EXERCISE AIM.
Write the data out again, character for character, with no images.

+ + + +

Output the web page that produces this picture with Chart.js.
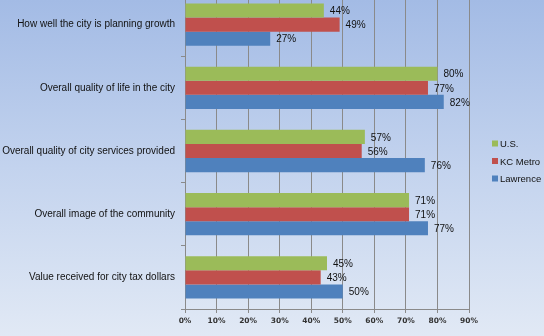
<!DOCTYPE html>
<html>
<head>
<meta charset="utf-8">
<script src="https://cdn.jsdelivr.net/npm/chart.js@4/dist/chart.umd.min.js"></script>
<style>
    html, body { margin: 0; padding: 0; }
    body {
        width: 544px;
        height: 336px;
        overflow: hidden;
        position: relative;
        background: linear-gradient(to bottom, #a3bbe5 0%, #c3d3ee 50%, #e1e9f5 100%);
    }
    #wrap { position: absolute; left: 0; top: -19px; width: 544px; height: 354px; }
</style>
</head>
<body>
<div id="wrap"><canvas id="chart"></canvas></div>
<script>
var categories = [
    'How well the city is planning growth',
    'Overall quality of life in the city',
    'Overall quality of city services provided',
    'Overall image of the community',
    'Value received for city tax dollars'
];
var seriesNames = ['U.S.', 'KC Metro', 'Lawrence'];
var usValues = [44, 80, 57, 71, 45];
var kcValues = [49, 77, 56, 71, 43];
var lawrenceValues = [27, 82, 76, 77, 50];
var xTicks = [0, 10, 20, 30, 40, 50, 60, 70, 80, 90];

var colors = ['#9bbb59', '#c0504d', '#4f81bd'];
var textFont = '"Liberation Sans", Arial, sans-serif';

// draws "44%" etc. right of each bar
var valueLabels = {
    id: 'valueLabels',
    afterDatasetsDraw(chart) {
        var ctx = chart.ctx;
        ctx.save();
        ctx.font = '10px ' + textFont;
        ctx.fillStyle = '#111';
        ctx.textAlign = 'left';
        ctx.textBaseline = 'middle';
        chart.data.datasets.forEach(function (ds, i) {
            var meta = chart.getDatasetMeta(i);
            meta.data.forEach(function (bar, j) {
                ctx.fillText(ds.data[j] + '%', bar.x + 6, bar.y + 1);
            });
        });
        ctx.restore();
    }
};

// legend off to the right, like the excel one
var sideLegend = {
    id: 'sideLegend',
    afterDraw(chart) {
        var ctx = chart.ctx;
        var area = chart.chartArea;
        var x = area.right + 23;
        var midY = (area.top + area.bottom) / 2 + 10;
        ctx.save();
        ctx.font = '9.5px ' + textFont;
        ctx.textAlign = 'left';
        ctx.textBaseline = 'middle';
        chart.data.datasets.forEach(function (ds, i) {
            var y = midY + (i - 1) * 17.5;
            ctx.fillStyle = ds.backgroundColor;
            ctx.fillRect(x, y - 3, 6, 6);
            ctx.fillStyle = '#111';
            ctx.fillText(ds.label, x + 8, y + 1);
        });
        ctx.restore();
    }
};

var chart = new Chart(document.getElementById('chart'), {
    type: 'bar',
    data: {
        labels: categories,
        datasets: [
            { label: seriesNames[0], data: usValues, backgroundColor: colors[0] },
            { label: seriesNames[1], data: kcValues, backgroundColor: colors[1] },
            { label: seriesNames[2], data: lawrenceValues, backgroundColor: colors[2] }
        ]
    },
    options: {
        indexAxis: 'y',
        responsive: true,
        maintainAspectRatio: false,
        animation: false,
        devicePixelRatio: 1,
        categoryPercentage: 0.67,
        barPercentage: 1,
        layout: { padding: { left: 0, right: 75, top: 0, bottom: 0 } },
        scales: {
            x: {
                min: 0,
                max: 90,
                afterBuildTicks: function (scale) {
                    scale.ticks = xTicks.map(function (v) { return { value: v }; });
                },
                afterFit: function (scale) { scale.height = 26; },
                grid: { color: '#8a8a8a', lineWidth: 1, tickLength: 4 },
                border: { color: '#8a8a8a' },
                ticks: {
                    callback: function (v) { return v + '%'; },
                    font: { family: '"DejaVu Sans", Verdana, sans-serif', size: 7.5, weight: 'bold' },
                    color: '#333',
                    padding: 4,
                    maxRotation: 0
                }
            },
            y: {
                afterFit: function (scale) { scale.width = 185; },
                grid: { offset: true, drawOnChartArea: false, color: '#8a8a8a', tickLength: 4 },
                border: { color: '#8a8a8a' },
                ticks: {
                    font: { family: textFont, size: 10 },
                    color: '#111',
                    padding: 6
                }
            }
        },
        plugins: {
            legend: { display: false },
            tooltip: { enabled: false }
        }
    },
    plugins: [valueLabels, sideLegend]
});
</script>
</body>
</html>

+ + + +

RESULT BELOW.
Output the web page that produces this picture with Chart.js.
<!DOCTYPE html>
<html>
<head>
<meta charset="utf-8">
<script src="https://cdn.jsdelivr.net/npm/chart.js@4/dist/chart.umd.min.js"></script>
<style>
    html, body { margin: 0; padding: 0; }
    body {
        width: 544px;
        height: 336px;
        overflow: hidden;
        position: relative;
        background: linear-gradient(to bottom, #a3bbe5 0%, #c3d3ee 50%, #e1e9f5 100%);
    }
    #wrap { position: absolute; left: 0; top: -19px; width: 544px; height: 354px; }
</style>
</head>
<body>
<div id="wrap"><canvas id="chart"></canvas></div>
<script>
var categories = [
    'How well the city is planning growth',
    'Overall quality of life in the city',
    'Overall quality of city services provided',
    'Overall image of the community',
    'Value received for city tax dollars'
];
var seriesNames = ['U.S.', 'KC Metro', 'Lawrence'];
var usValues = [44, 80, 57, 71, 45];
var kcValues = [49, 77, 56, 71, 43];
var lawrenceValues = [27, 82, 76, 77, 50];
var xTicks = [0, 10, 20, 30, 40, 50, 60, 70, 80, 90];

var colors = ['#9bbb59', '#c0504d', '#4f81bd'];
var textFont = '"Liberation Sans", Arial, sans-serif';

// draws "44%" etc. right of each bar
var valueLabels = {
    id: 'valueLabels',
    afterDatasetsDraw(chart) {
        var ctx = chart.ctx;
        ctx.save();
        ctx.font = '10px ' + textFont;
        ctx.fillStyle = '#111';
        ctx.textAlign = 'left';
        ctx.textBaseline = 'middle';
        chart.data.datasets.forEach(function (ds, i) {
            var meta = chart.getDatasetMeta(i);
            meta.data.forEach(function (bar, j) {
                ctx.fillText(ds.data[j] + '%', bar.x + 6, bar.y + 1);
            });
        });
        ctx.restore();
    }
};

// legend off to the right, like the excel one
var sideLegend = {
    id: 'sideLegend',
    afterDraw(chart) {
        var ctx = chart.ctx;
        var area = chart.chartArea;
        var x = area.right + 23;
        var midY = (area.top + area.bottom) / 2 + 10;
        ctx.save();
        ctx.font = '9.5px ' + textFont;
        ctx.textAlign = 'left';
        ctx.textBaseline = 'middle';
        chart.data.datasets.forEach(function (ds, i) {
            var y = midY + (i - 1) * 17.5;
            ctx.fillStyle = ds.backgroundColor;
            ctx.fillRect(x, y - 3, 6, 6);
            ctx.fillStyle = '#111';
            ctx.fillText(ds.label, x + 8, y + 1);
        });
        ctx.restore();
    }
};

var chart = new Chart(document.getElementById('chart'), {
    type: 'bar',
    data: {
        labels: categories,
        datasets: [
            { label: seriesNames[0], data: usValues, backgroundColor: colors[0] },
            { label: seriesNames[1], data: kcValues, backgroundColor: colors[1] },
            { label: seriesNames[2], data: lawrenceValues, backgroundColor: colors[2] }
        ]
    },
    options: {
        indexAxis: 'y',
        responsive: true,
        maintainAspectRatio: false,
        animation: false,
        devicePixelRatio: 1,
        categoryPercentage: 0.67,
        barPercentage: 1,
        layout: { padding: { left: 0, right: 75, top: 0, bottom: 0 } },
        scales: {
            x: {
                min: 0,
                max: 90,
                afterBuildTicks: function (scale) {
                    scale.ticks = xTicks.map(function (v) { return { value: v }; });
                },
                afterFit: function (scale) { scale.height = 26; },
                grid: { color: '#8a8a8a', lineWidth: 1, tickLength: 4 },
                border: { color: '#8a8a8a' },
                ticks: {
                    callback: function (v) { return v + '%'; },
                    font: { family: '"DejaVu Sans", Verdana, sans-serif', size: 7.5, weight: 'bold' },
                    color: '#333',
                    padding: 4,
                    maxRotation: 0
                }
            },
            y: {
                afterFit: function (scale) { scale.width = 185; },
                grid: { offset: true, drawOnChartArea: false, color: '#8a8a8a', tickLength: 4 },
                border: { color: '#8a8a8a' },
                ticks: {
                    font: { family: textFont, size: 10 },
                    color: '#111',
                    padding: 6
                }
            }
        },
        plugins: {
            legend: { display: false },
            tooltip: { enabled: false }
        }
    },
    plugins: [valueLabels, sideLegend]
});
</script>
</body>
</html>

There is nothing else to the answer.